Изменить размер шрифта - +
На все молодежные восторги (кстати, тоже не особенно громкие) он отвечал самокритично: я, мол, летописец минуты… с Толстым не конкурировал, с Достоевским не равнялся, романы свои называл очерками, и вряд ли отсутствие посмертной славы огорчило бы его всерьез. Напротив, он ужаснулся бы, узнав, что сочинения его остаются актуальными.

Короче, так мне стало его жалко, что я в непостижимом порыве немедленно купил весь десятитомник, разложил его по двум прочным пакетам с рекламой любимого «Первака» и в таком виде свозил в Крым, где, в сущности, не читал ничего другого. Десятитомник являл собою надрывающую сердце картину титанической борьбы текста с комментариями. Никакому Лермонтову, никакому Бунину так не доставалось от советских интерпретаторов. Одна вступительная статья способна была навеки отвадить школьника от Салтыкова-Щедрина, а уж примечания, трактующие каждое слово с точностью до наоборот,- тема отдельная и скорбная. Неделю почитавши «великого русского сатирика» вдали от злобы дня, я понял, что писателя надо спасать. Подозреваю, что сегодня Салтыков-Щедрин – самый насущный русский классик, опередивший свой век гораздо радикальнее, чем его великие современники; подозреваю, что для больного интеллигентского сознания, оказавшегося в который уж раз на распутье, Щедрин единственно целебен – и что, кроме него, никто нам сегодня не объяснит нашего истинного положения… но его надо читать. Читать не для того, чтобы, подобно Ленину, иной его образ или речевой оборот прихватить в собственный арсенал,- а для того, чтобы гордый и стоический его опыт упас нас от новых соблазнов.

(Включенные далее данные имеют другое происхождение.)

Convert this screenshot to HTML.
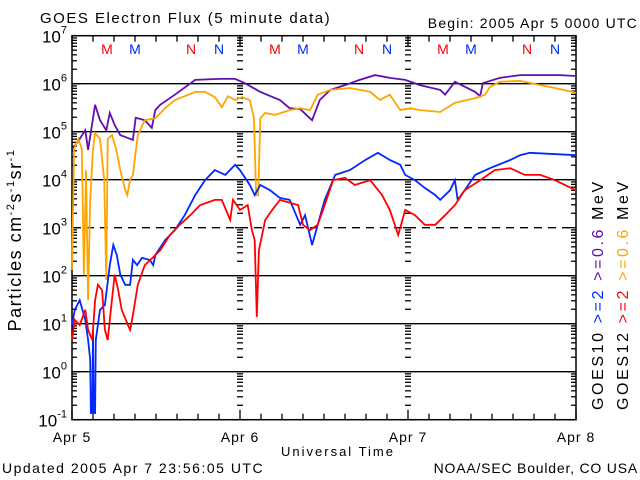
<!DOCTYPE html>
<html><head><meta charset="utf-8"><style>
body{margin:0;background:#fff}
svg{display:block;font-family:"Liberation Sans",sans-serif}
</style></head><body>
<svg id="c" width="640" height="480" viewBox="0 0 640 480">
<text x="40" y="23" font-size="15" letter-spacing="1.5">GOES Electron Flux (5 minute data)</text>
<text x="638" y="28" font-size="14" letter-spacing="1.2" text-anchor="end">Begin: 2005 Apr 5 0000 UTC</text>
<text x="338" y="456" font-size="13" letter-spacing="2" text-anchor="middle">Universal Time</text>
<text x="2" y="473" font-size="14" letter-spacing="1.5">Updated 2005 Apr  7 23:56:05 UTC</text>
<text x="638" y="473" font-size="14" letter-spacing="0.8" text-anchor="end">NOAA/SEC Boulder, CO USA</text>
<text transform="translate(21,240) rotate(-90)" font-size="18" letter-spacing="1.5" text-anchor="middle">Particles cm<tspan dy="-7" font-size="11">-2</tspan><tspan dy="7">s</tspan><tspan dy="-7" font-size="11">-1</tspan><tspan dy="7">sr</tspan><tspan dy="-7" font-size="11">-1</tspan></text>
<text transform="translate(603,410) rotate(-90)" font-size="16" letter-spacing="2.6">GOES10 <tspan fill="#0028ff">&gt;=2</tspan> <tspan fill="#6010b0">&gt;=0.6</tspan> MeV</text>
<text transform="translate(628,410) rotate(-90)" font-size="16" letter-spacing="2.6">GOES12 <tspan fill="#ff0000">&gt;=2</tspan> <tspan fill="#ffa500">&gt;=0.6</tspan> MeV</text>
<g id="axes"></g>
<g id="series"></g>
</svg>
<script>
const dayLabels=["Apr 5","Apr 6","Apr 7","Apr 8"];
const decades=[-1,0,1,2,3,4,5,6,7];
const markerLabels=["M","M","N","N"];
const markerHours=[5,9,17,21];
const g10LowT=[0.1,1.1,1.9,2.3,3.3,4.0,4.9,5.4,6.1,6.9,8.7,9.1,10.4,11.4,11.9,12.6,14.7,17.6,21.1,23.3,24.7,26.9,29.7,31.1,32.6,34.0,34.3,35.4,36.9,39.0,41.1,43.3,45.4,47.6,49.7,52.6,53.3,54.7,57.6,58.3,58.7,61.1,64.0,69.7,72];
const g10LowV=[4.64,4.85,5.03,4.62,5.56,5.24,5.03,5.39,5.14,4.93,4.83,5.29,5.24,5.08,5.45,5.56,5.77,6.08,6.10,6.10,6.01,5.83,5.66,5.49,5.47,5.28,5.24,5.66,5.87,5.97,6.08,6.18,6.12,6.08,5.97,5.87,5.77,6.04,5.83,5.74,6.01,6.12,6.18,6.18,6.16];
const g12LowT=[0,0.3,0.9,1.4,1.7,2.0,2.3,2.6,3.0,3.3,4.0,4.6,4.9,5.1,5.7,6.3,6.9,7.6,7.9,8.3,8.7,9.4,10.4,11.9,13.3,14.7,16.1,17.6,19.0,20.4,21.4,22.3,23.3,24.3,25.4,26.0,26.3,26.6,26.9,27.6,29.0,31.1,32.6,34.0,35.1,36.9,39.7,42.6,44.0,45.4,46.9,48.3,49.7,52.6,54.7,57.6,59.0,59.7,61.1,64.0,66.9,69.0,72];
const g12LowV=[2.12,4.64,4.85,4.64,2.02,4.20,1.49,3.58,4.64,4.97,4.85,4.0,1.91,4.85,4.93,4.64,4.20,3.79,3.68,4.0,4.10,4.93,5.24,5.28,5.49,5.66,5.74,5.83,5.83,5.72,5.51,5.74,5.66,5.72,5.66,5.28,3.68,3.68,5.28,5.39,5.35,5.45,5.49,5.45,5.77,5.87,5.91,5.83,5.66,5.77,5.45,5.49,5.45,5.41,5.60,5.70,5.77,5.93,6.04,6.06,5.97,5.91,5.81];
const g10HighT=[0,0.4,1.1,1.9,2.3,2.6,2.7,2.9,3.0,3.1,3.3,3.4,4.0,4.7,5.4,5.9,6.4,6.9,7.6,8.3,8.7,9.3,10.0,11.1,11.6,11.9,13.3,14.7,16.1,17.6,19.0,20.4,21.9,23.3,24.0,25.4,26.1,26.9,28.3,29.7,31.1,32.6,33.3,34.3,35.1,36.1,37.6,39.7,41.9,43.7,45.4,46.9,47.6,49.0,50.4,51.9,52.6,54.0,54.7,55.1,56.1,57.6,59.7,62.6,64.0,65.4,72];
const g10HighV=[0.97,1.29,1.49,1.08,0.66,0.25,-0.86,-0.86,0.87,-0.86,-0.86,0.66,1.29,1.39,2.22,2.64,2.43,2.02,1.81,1.81,2.33,2.22,2.37,2.33,2.22,2.43,2.74,2.95,3.26,3.68,3.99,4.20,4.10,4.31,4.20,3.89,3.68,3.89,3.78,3.62,3.58,3.06,3.26,2.64,3.06,3.58,4.10,4.20,4.41,4.56,4.41,4.31,4.10,3.99,3.83,3.68,3.58,3.78,3.99,3.58,3.78,4.10,4.24,4.41,4.51,4.56,4.51];
const g12HighT=[0,0.4,1.1,1.9,2.3,2.9,3.3,3.7,4.3,4.7,5.1,5.7,6.1,6.6,7.1,8.0,8.3,8.7,9.4,10.4,11.9,12.6,14.0,15.4,16.9,18.3,20.4,21.4,22.6,23.0,24.0,25.1,25.7,26.1,26.4,26.7,27.6,28.6,29.7,32.3,33.0,34.0,35.1,36.1,37.3,39.0,40.4,42.6,44.3,45.4,46.6,47.6,49.0,50.4,51.9,53.3,54.7,56.1,58.3,60.4,62.6,64.7,66.9,69.0,72];
const g12HighV=[0.66,1.08,0.97,1.29,0.87,0.66,1.49,1.81,1.70,0.87,0.66,1.49,2.02,1.70,1.29,0.97,0.87,1.18,1.81,2.22,2.43,2.53,2.85,3.06,3.26,3.47,3.58,3.58,3.16,3.58,3.37,3.47,2.95,2.74,1.14,2.53,3.16,3.37,3.58,3.47,3.06,2.95,3.06,3.47,3.99,4.04,3.89,3.99,3.68,3.37,2.85,3.37,3.26,3.06,3.06,3.26,3.47,3.78,3.99,4.20,4.24,4.10,4.10,3.99,3.78];

const L=72,R=576,T=35.7,B=419.7;
const xs=h=>L+h*(R-L)/72;
const ys=v=>T+(7-v)*(B-T)/8;
const NS="http://www.w3.org/2000/svg";
const ax=document.getElementById('axes'), se=document.getElementById('series');
function mk(tag,attrs,parent){const e=document.createElementNS(NS,tag);for(const k in attrs)e.setAttribute(k,attrs[k]);parent.appendChild(e);return e;}
function line(x1,y1,x2,y2,p,extra){return mk('line',Object.assign({x1,y1,x2,y2,stroke:'#000','stroke-width':1.3},extra||{}),p);}
const fr=mk('rect',{x:L,y:T,width:R-L,height:B-T,fill:'none',stroke:'#000','stroke-width':1.5},ax);


decades.forEach(d=>{
  const y=ys(d);
  if(d>-1&&d<7){
    const gl=line(L,y,R,y,ax,d===3?{'stroke-dasharray':'8,6'}:{});
    
    
  }
  const t=mk('text',{x:L-5,y:y+7,'font-size':17,'text-anchor':'end'},ax);
  
  
  t.innerHTML='10<tspan dy="-9" font-size="11">'+d+'</tspan>';
  line(L,y,L+9,y,ax);line(R-9,y,R,y,ax);
  if(d<7){for(let m=2;m<10;m++){const yy=ys(d+Math.log10(m));
    line(L,yy,L+5,yy,ax);line(R-5,yy,R,yy,ax);
    [1,2].forEach(k=>line(xs(24*k)-3,yy,xs(24*k)+3,yy,ax));}}
  [1,2].forEach(k=>line(xs(24*k)-5,y,xs(24*k)+5,y,ax));
});
for(let h=0;h<=72;h+=3){const x=xs(h),len=h%24===0?10:6;line(x,B,x,B-len,ax);line(x,T,x,T+len,ax);}
dayLabels.forEach((s,i)=>{const t=mk('text',{x:xs(24*i),y:442,'font-size':14,'letter-spacing':1,'text-anchor':'middle'},ax);
  
  
  t.textContent=s;});
const mcol=['#ff0000','#0028ff','#ff0000','#0028ff'];
for(let day=0;day<3;day++)markerLabels.forEach((s,i)=>{
  const t=mk('text',{x:xs(day*24+markerHours[i]),y:54,'font-size':14,'text-anchor':'middle',fill:mcol[i]},ax);
  
  
  t.textContent=s;});
function draw(T_,V_,col,name){
  const pts=T_.map((t,i)=>xs(t).toFixed(1)+','+ys(V_[i]).toFixed(1)).join(' ');
  const p=mk('polyline',{points:pts,fill:'none',stroke:col,'stroke-width':1.8,'stroke-linejoin':'miter'},se);
  
  
}
draw(g10LowT,g10LowV,'#6010b0','goes10-ge0.6mev-line');
draw(g12LowT,g12LowV,'#ffa500','goes12-ge0.6mev-line');
draw(g10HighT,g10HighV,'#0028ff','goes10-ge2mev-line');
draw(g12HighT,g12HighV,'#ff0000','goes12-ge2mev-line');
</script>
</body></html>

Ведь какой ему создали образ-то? Мариэтта Шагинян призналась откровенней прочих: я, говорит, еще сочинений его не читала, а уж увидела фотографию – и была потрясена навеки. Такой скорбный, такой гневный и требовательный взгляд! И все его сочинения потом не производили на меня такого впечатления, как этот портрет. Признание симптоматичное и очень женское: Шагинян была хоть и марксистка, а женщина, ей портрет завсегда важней сочинений. Но именно так, по-женски, трактовало Щедрина и все советское литературоведение: получался образ вечного страдальца, день и ночь вертящегося на своем одре и вскрикивающего от боли при любой новой гнусности самодержавия. И так-то ему тошно, и так-то сердце его болит и желчью обливается – положительно, у человека вторая печень вместо сердца! Гневный, страстный, обличительный – и любит-то он Россию, и ненавидит еще пуще, и серная кислота так и брызжет с его пера! Никакой личной жизни, одна журналистика. Салтыкову-Щедрину не повезло еще в одном отношении: он почти ни в чем не заблуждался. Вернейший его ученик Михаил Успенский как-то объяснил мне принцип, по которому он отбирал книги в семидесятые годы: ежели в предисловии написано, что автор заблуждался – дело, этого мы берем; а ежели все у него обстоит правоверно, то пусть его полежит на полочке. С точки зрения советского литературоведения, Щедрин был кругом прав – разве что недостаточно знал жизнь фабричного пролетариата да на старости лет, по слабости здоровья, идеализировал патриархальный быт Пошехонья… но тут же, конечно, спохватывался и принимался ненавидеть. Так ненавидел – инда припадки нервные с ним случались; оттого он и умер в не патриаршеских еще годах, что раздражение его противу всего на свете как-то само собой перешло в хроническое раздражение всех нервов, малейший звук причинял ему физические страдания… Незадолго до смерти он еще имел несчастье принять у себя депутацию от петербургских студентов, в которую входил и старший брат Ильича – угрюмый, фанатичный юноша, который долго тряс старику руку и этим немало его испугал. Евгений Евтушенко оставил о сем случае патетическое стихотворение: «Не жмите так руку, мне больно, я старенький,- смеется Щедрин, но ему не смешно». Да уж чего смешного…

 

Поразительно, как никому еще не пришла в голову очевидная мысль: колумбиец Маркес наверняка читал «Историю одного города» и именно с нее слизал «Сто лет одиночества» – совпадения разительные.